## What this task involves
Repeat the listing exactly as given, omitting every image.

## Given information
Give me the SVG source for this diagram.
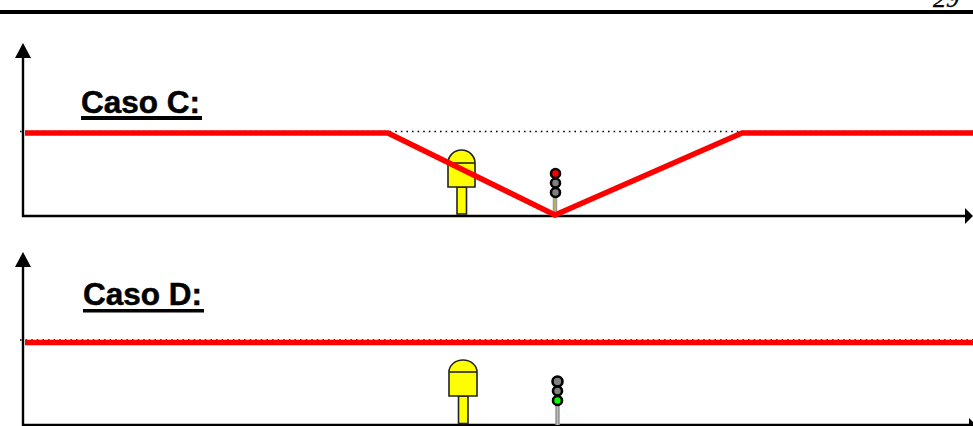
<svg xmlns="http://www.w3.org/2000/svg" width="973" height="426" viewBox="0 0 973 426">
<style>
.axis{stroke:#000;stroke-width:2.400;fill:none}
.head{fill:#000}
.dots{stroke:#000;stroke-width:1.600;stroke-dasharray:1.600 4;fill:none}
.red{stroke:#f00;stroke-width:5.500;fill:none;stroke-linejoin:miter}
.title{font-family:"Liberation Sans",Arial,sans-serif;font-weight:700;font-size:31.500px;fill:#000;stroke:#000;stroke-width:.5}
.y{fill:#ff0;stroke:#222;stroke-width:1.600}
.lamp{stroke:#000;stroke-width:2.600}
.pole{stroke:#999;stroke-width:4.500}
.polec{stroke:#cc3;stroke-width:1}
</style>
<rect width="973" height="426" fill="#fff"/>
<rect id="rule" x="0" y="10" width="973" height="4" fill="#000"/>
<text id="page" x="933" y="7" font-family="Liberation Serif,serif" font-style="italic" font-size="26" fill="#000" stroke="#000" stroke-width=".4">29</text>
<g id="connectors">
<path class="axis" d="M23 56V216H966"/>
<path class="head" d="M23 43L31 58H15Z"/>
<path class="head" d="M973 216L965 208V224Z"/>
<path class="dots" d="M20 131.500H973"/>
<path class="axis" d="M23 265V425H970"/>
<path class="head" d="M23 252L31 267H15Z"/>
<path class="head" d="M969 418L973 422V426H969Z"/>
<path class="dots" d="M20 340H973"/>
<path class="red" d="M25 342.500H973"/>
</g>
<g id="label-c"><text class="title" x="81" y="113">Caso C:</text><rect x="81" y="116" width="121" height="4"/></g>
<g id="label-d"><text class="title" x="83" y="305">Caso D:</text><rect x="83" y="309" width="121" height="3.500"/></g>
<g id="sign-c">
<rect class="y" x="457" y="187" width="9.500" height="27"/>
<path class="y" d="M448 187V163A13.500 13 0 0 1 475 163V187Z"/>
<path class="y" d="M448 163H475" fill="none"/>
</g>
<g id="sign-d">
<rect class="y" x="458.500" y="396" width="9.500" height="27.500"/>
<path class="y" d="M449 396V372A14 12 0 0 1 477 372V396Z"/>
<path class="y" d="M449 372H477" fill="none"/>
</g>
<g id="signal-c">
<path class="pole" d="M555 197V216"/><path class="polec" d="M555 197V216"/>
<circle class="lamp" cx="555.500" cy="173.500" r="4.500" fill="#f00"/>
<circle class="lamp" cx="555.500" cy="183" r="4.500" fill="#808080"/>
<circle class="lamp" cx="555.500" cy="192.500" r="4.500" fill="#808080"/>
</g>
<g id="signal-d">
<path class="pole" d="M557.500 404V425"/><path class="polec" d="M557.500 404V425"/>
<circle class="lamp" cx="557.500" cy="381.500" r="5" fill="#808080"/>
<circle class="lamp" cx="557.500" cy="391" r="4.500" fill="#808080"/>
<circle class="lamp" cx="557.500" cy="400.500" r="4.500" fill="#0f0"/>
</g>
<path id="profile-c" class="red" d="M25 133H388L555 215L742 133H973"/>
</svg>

## In response
Give me the SVG source for this diagram.
<svg xmlns="http://www.w3.org/2000/svg" width="973" height="426" viewBox="0 0 973 426">
<style>
.axis{stroke:#000;stroke-width:2.400;fill:none}
.head{fill:#000}
.dots{stroke:#000;stroke-width:1.600;stroke-dasharray:1.600 4;fill:none}
.red{stroke:#f00;stroke-width:5.500;fill:none;stroke-linejoin:miter}
.title{font-family:"Liberation Sans",Arial,sans-serif;font-weight:700;font-size:31.500px;fill:#000;stroke:#000;stroke-width:.5}
.y{fill:#ff0;stroke:#222;stroke-width:1.600}
.lamp{stroke:#000;stroke-width:2.600}
.pole{stroke:#999;stroke-width:4.500}
.polec{stroke:#cc3;stroke-width:1}
</style>
<rect width="973" height="426" fill="#fff"/>
<rect id="rule" x="0" y="10" width="973" height="4" fill="#000"/>
<text id="page" x="933" y="7" font-family="Liberation Serif,serif" font-style="italic" font-size="26" fill="#000" stroke="#000" stroke-width=".4">29</text>
<g id="connectors">
<path class="axis" d="M23 56V216H966"/>
<path class="head" d="M23 43L31 58H15Z"/>
<path class="head" d="M973 216L965 208V224Z"/>
<path class="dots" d="M20 131.500H973"/>
<path class="axis" d="M23 265V425H970"/>
<path class="head" d="M23 252L31 267H15Z"/>
<path class="head" d="M969 418L973 422V426H969Z"/>
<path class="dots" d="M20 340H973"/>
<path class="red" d="M25 342.500H973"/>
</g>
<g id="label-c"><text class="title" x="81" y="113">Caso C:</text><rect x="81" y="116" width="121" height="4"/></g>
<g id="label-d"><text class="title" x="83" y="305">Caso D:</text><rect x="83" y="309" width="121" height="3.500"/></g>
<g id="sign-c">
<rect class="y" x="457" y="187" width="9.500" height="27"/>
<path class="y" d="M448 187V163A13.500 13 0 0 1 475 163V187Z"/>
<path class="y" d="M448 163H475" fill="none"/>
</g>
<g id="sign-d">
<rect class="y" x="458.500" y="396" width="9.500" height="27.500"/>
<path class="y" d="M449 396V372A14 12 0 0 1 477 372V396Z"/>
<path class="y" d="M449 372H477" fill="none"/>
</g>
<g id="signal-c">
<path class="pole" d="M555 197V216"/><path class="polec" d="M555 197V216"/>
<circle class="lamp" cx="555.500" cy="173.500" r="4.500" fill="#f00"/>
<circle class="lamp" cx="555.500" cy="183" r="4.500" fill="#808080"/>
<circle class="lamp" cx="555.500" cy="192.500" r="4.500" fill="#808080"/>
</g>
<g id="signal-d">
<path class="pole" d="M557.500 404V425"/><path class="polec" d="M557.500 404V425"/>
<circle class="lamp" cx="557.500" cy="381.500" r="5" fill="#808080"/>
<circle class="lamp" cx="557.500" cy="391" r="4.500" fill="#808080"/>
<circle class="lamp" cx="557.500" cy="400.500" r="4.500" fill="#0f0"/>
</g>
<path id="profile-c" class="red" d="M25 133H388L555 215L742 133H973"/>
</svg>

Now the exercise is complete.